Inspired by actual events, Tearepa Kahi’s gripping feature stars Cliff Curtis as a Māori police officer torn between his obligation to his community and his duty to his badge, when New Zealand police raid an Indigenous community accused of harbouring a domestic terrorist cell.
After recently returning to his home community, police sergeant “Taffy” Tāwharau (Cliff Curtis) spends his days in relative quiet. With little happening on the police front in the remote Ruatoki Valley of Aotearoa (New Zealand), Taffy takes care of his ailing father and occasionally lends a hand driving the local school bus. Unbeknownst to him and his police partner, their peaceful community will soon be shattered by an unexpected armed raid seeking to uncover presumed domestic terrorists. The target: Tame Iti, a well-known Māori rights activist who runs a culturally driven survival-skills camp focused on keeping the identity of the Tūhoe people alive — which the government-led forces regard as a home-grown terrorist cell.
Inspired by actual events over the past 100 years, Muru dives headlong into the fraught dynamics between Indigenous communities and colonial police forces. For Taffy — a Māori police officer — the raid prompts an even deeper dilemma, as he’s forced to choose between standing with his people or honouring his duty to the police force. As the circumstances of the raid escalate, so too does the tension between Taffy, his fellow officers, and his community that he so desperately wants to protect.

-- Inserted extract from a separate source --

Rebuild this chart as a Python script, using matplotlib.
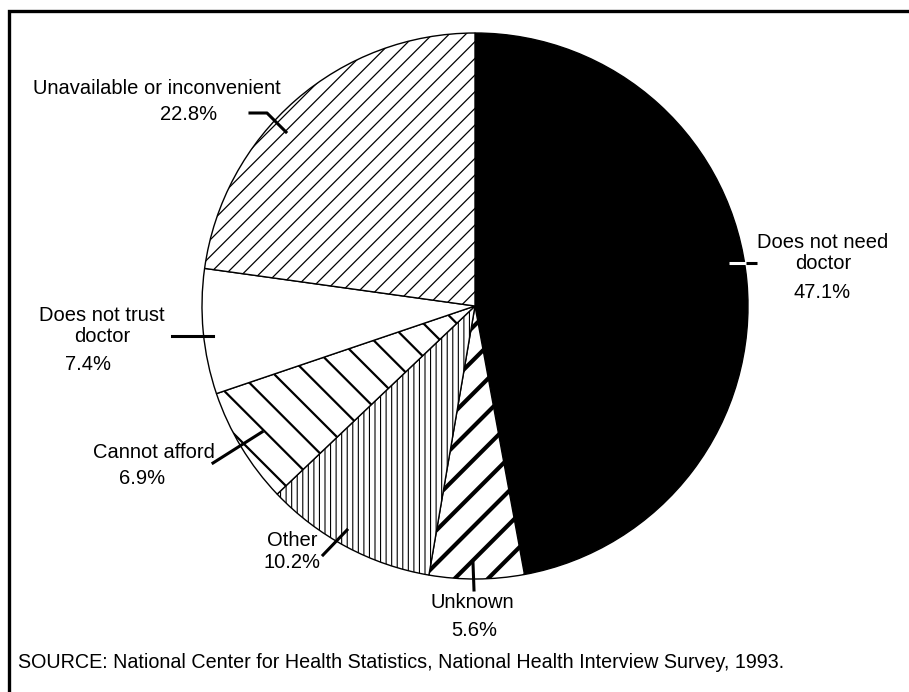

With this film, told largely in Te Reo Māori, director Tearepa Kahi offers a firm response to the history of violent police raids that Tūhoe have withstood since 1916. Grounded by Curtis’s remarkable lead performance, the film features a roster of famous faces from Aotearoa, including Jay Ryan, Manu Bennett, and — as himself — the legendary activist and leader Tame Iti. Named after a Māori process of redressing transgressions, Muru ultimately explores profound notions of justice, understanding, and the weight of consequence.